* Exercise directions
Leave out the pictures, and retype only the lines from the beginning of the material through the line that contains "-5.8, -5.9, -6.0]", including both.

[Source code of charts]
((

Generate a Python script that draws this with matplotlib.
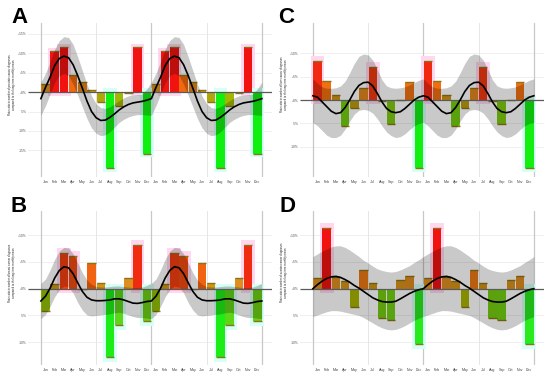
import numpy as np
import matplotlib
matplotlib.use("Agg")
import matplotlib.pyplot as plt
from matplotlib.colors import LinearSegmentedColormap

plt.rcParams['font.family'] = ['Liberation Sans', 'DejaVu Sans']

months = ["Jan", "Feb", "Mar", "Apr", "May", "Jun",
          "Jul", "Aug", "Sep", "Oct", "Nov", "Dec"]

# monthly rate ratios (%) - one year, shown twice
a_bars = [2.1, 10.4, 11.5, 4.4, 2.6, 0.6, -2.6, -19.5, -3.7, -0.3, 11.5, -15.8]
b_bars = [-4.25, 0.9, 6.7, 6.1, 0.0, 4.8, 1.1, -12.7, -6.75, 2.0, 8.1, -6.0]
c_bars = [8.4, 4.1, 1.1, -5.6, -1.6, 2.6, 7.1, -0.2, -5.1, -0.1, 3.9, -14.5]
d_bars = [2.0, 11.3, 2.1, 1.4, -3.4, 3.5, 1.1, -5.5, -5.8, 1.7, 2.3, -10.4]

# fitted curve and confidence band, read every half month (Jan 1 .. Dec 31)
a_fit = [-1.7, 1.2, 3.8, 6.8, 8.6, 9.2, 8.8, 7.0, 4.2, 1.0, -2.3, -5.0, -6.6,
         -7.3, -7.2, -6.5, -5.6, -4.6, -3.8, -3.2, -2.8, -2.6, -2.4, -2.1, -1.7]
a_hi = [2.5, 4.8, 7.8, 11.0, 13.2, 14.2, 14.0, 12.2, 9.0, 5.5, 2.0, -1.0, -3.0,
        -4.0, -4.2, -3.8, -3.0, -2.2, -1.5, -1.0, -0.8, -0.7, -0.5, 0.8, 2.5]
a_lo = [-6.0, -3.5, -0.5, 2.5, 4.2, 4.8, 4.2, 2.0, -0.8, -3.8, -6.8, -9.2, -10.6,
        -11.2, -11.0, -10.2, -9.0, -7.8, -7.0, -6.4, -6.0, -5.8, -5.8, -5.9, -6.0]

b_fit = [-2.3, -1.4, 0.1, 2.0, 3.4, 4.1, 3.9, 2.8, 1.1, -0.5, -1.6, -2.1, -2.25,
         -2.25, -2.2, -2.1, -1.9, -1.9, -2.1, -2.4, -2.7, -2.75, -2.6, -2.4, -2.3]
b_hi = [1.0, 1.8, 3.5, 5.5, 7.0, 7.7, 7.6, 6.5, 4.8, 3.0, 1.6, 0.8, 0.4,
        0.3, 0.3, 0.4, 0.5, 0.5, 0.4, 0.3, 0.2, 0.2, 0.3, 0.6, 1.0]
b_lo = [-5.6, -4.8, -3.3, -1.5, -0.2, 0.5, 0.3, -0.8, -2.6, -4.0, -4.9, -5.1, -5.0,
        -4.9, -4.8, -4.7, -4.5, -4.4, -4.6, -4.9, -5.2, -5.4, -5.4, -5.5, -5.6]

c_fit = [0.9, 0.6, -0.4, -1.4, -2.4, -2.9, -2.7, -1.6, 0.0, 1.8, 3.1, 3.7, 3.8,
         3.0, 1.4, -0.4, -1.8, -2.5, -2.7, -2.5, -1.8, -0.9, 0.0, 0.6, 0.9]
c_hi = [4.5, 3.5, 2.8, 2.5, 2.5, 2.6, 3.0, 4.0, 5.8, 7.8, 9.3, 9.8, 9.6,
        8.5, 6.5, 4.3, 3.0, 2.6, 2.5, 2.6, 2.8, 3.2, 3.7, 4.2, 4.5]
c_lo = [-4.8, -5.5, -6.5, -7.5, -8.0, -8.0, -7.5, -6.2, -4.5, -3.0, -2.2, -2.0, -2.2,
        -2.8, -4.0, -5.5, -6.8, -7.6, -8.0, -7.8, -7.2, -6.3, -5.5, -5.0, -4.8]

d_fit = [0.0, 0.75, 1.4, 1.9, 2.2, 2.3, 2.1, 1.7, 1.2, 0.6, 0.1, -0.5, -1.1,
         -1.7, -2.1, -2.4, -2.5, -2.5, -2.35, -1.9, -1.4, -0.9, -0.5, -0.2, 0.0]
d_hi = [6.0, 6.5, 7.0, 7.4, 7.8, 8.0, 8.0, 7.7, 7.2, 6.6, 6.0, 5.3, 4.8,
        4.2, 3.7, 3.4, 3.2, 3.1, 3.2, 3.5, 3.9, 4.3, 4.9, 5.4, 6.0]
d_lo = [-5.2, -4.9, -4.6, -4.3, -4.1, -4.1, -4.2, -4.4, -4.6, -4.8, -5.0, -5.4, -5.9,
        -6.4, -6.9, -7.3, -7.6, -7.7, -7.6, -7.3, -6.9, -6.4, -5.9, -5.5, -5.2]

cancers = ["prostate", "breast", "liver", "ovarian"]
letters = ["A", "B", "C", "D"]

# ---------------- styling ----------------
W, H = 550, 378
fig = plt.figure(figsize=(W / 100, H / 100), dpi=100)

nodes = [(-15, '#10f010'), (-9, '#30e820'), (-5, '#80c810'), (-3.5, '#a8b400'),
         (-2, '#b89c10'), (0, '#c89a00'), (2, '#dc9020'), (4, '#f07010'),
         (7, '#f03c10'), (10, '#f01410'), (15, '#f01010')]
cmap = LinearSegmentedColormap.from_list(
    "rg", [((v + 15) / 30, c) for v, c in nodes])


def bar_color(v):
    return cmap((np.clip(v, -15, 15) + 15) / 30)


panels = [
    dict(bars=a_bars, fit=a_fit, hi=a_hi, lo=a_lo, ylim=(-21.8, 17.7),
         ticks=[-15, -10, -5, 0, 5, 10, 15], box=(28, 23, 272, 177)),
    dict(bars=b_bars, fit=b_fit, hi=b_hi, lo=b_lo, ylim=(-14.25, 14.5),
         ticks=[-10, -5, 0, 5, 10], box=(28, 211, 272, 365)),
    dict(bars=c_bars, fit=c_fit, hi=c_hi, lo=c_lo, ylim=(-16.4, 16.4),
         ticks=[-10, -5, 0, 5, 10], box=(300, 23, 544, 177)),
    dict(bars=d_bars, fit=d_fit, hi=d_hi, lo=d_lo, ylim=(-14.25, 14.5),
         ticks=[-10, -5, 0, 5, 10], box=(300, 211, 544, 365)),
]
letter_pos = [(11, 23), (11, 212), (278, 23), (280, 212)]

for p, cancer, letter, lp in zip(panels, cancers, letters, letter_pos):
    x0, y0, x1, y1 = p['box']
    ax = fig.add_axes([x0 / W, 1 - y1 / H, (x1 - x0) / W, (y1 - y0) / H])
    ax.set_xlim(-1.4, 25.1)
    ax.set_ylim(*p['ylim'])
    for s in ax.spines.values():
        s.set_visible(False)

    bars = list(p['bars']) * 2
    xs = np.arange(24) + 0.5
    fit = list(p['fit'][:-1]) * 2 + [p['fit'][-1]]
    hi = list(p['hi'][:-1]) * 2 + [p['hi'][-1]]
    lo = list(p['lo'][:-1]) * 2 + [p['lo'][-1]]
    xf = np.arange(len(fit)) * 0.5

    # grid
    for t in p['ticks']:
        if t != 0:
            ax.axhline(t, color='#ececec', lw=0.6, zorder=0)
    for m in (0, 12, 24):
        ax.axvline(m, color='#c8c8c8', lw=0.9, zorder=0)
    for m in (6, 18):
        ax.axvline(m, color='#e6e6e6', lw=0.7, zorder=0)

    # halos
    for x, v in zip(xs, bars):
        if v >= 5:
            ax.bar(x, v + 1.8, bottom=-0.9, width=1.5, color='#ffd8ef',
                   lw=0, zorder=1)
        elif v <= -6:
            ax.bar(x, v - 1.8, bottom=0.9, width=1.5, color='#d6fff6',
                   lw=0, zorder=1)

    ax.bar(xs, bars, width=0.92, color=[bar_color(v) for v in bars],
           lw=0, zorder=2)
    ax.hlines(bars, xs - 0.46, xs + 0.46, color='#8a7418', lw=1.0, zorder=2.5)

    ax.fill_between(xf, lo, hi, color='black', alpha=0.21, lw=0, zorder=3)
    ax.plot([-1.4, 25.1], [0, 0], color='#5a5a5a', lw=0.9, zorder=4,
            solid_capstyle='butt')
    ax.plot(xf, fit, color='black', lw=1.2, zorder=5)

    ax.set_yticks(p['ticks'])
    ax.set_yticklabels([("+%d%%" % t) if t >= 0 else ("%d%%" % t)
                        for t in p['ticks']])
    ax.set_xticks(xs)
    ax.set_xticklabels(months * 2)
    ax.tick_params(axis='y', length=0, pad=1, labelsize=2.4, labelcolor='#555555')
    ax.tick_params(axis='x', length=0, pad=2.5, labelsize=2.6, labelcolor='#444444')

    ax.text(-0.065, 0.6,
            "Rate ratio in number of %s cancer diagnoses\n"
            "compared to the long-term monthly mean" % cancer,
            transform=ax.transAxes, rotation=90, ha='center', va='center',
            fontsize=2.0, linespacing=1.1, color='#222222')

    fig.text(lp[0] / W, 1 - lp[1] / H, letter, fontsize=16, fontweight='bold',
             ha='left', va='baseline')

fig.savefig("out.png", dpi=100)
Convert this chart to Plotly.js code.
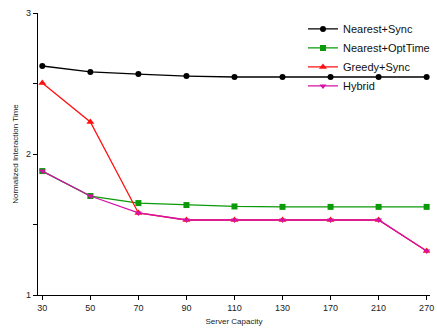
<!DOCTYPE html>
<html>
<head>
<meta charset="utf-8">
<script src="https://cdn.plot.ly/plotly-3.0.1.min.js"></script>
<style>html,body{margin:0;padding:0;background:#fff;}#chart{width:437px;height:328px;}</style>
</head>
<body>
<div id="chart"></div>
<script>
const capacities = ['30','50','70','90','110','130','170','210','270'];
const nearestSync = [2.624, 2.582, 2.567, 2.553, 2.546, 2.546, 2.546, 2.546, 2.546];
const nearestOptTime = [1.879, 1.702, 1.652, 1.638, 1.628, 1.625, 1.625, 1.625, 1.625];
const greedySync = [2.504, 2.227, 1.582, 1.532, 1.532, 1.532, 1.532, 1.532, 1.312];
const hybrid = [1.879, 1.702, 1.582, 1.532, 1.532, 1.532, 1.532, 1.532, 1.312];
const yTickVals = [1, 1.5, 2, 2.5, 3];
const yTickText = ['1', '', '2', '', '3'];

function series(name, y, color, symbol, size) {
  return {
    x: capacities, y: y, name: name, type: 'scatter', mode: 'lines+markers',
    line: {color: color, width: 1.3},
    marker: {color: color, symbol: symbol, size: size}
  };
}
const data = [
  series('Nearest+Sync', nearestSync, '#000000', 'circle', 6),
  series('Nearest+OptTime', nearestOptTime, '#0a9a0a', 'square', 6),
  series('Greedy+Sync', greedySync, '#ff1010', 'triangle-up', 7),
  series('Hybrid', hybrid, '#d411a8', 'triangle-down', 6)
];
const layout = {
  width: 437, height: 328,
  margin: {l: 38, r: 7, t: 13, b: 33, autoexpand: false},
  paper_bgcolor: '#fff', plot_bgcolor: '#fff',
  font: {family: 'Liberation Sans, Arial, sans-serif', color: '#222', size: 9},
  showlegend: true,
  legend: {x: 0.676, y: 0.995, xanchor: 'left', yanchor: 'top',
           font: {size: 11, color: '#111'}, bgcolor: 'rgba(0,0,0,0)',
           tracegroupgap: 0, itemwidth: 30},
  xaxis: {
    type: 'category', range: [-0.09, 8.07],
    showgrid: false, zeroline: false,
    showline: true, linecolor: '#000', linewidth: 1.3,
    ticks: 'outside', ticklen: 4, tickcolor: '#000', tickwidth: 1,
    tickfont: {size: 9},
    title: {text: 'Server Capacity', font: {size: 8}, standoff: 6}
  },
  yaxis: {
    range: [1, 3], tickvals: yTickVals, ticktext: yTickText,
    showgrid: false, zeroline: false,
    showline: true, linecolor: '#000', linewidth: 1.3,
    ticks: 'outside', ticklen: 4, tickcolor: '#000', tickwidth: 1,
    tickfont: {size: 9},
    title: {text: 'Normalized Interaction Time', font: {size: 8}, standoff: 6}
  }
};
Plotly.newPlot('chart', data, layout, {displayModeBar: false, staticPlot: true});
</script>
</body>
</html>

))

* The completed task
Generate a Python script that draws this with matplotlib.
import numpy as np
import matplotlib
matplotlib.use("Agg")
import matplotlib.pyplot as plt
from matplotlib.colors import LinearSegmentedColormap

plt.rcParams['font.family'] = ['Liberation Sans', 'DejaVu Sans']

months = ["Jan", "Feb", "Mar", "Apr", "May", "Jun",
          "Jul", "Aug", "Sep", "Oct", "Nov", "Dec"]

# monthly rate ratios (%) - one year, shown twice
a_bars = [2.1, 10.4, 11.5, 4.4, 2.6, 0.6, -2.6, -19.5, -3.7, -0.3, 11.5, -15.8]
b_bars = [-4.25, 0.9, 6.7, 6.1, 0.0, 4.8, 1.1, -12.7, -6.75, 2.0, 8.1, -6.0]
c_bars = [8.4, 4.1, 1.1, -5.6, -1.6, 2.6, 7.1, -0.2, -5.1, -0.1, 3.9, -14.5]
d_bars = [2.0, 11.3, 2.1, 1.4, -3.4, 3.5, 1.1, -5.5, -5.8, 1.7, 2.3, -10.4]

# fitted curve and confidence band, read every half month (Jan 1 .. Dec 31)
a_fit = [-1.7, 1.2, 3.8, 6.8, 8.6, 9.2, 8.8, 7.0, 4.2, 1.0, -2.3, -5.0, -6.6,
         -7.3, -7.2, -6.5, -5.6, -4.6, -3.8, -3.2, -2.8, -2.6, -2.4, -2.1, -1.7]
a_hi = [2.5, 4.8, 7.8, 11.0, 13.2, 14.2, 14.0, 12.2, 9.0, 5.5, 2.0, -1.0, -3.0,
        -4.0, -4.2, -3.8, -3.0, -2.2, -1.5, -1.0, -0.8, -0.7, -0.5, 0.8, 2.5]
a_lo = [-6.0, -3.5, -0.5, 2.5, 4.2, 4.8, 4.2, 2.0, -0.8, -3.8, -6.8, -9.2, -10.6,
        -11.2, -11.0, -10.2, -9.0, -7.8, -7.0, -6.4, -6.0, -5.8, -5.8, -5.9, -6.0]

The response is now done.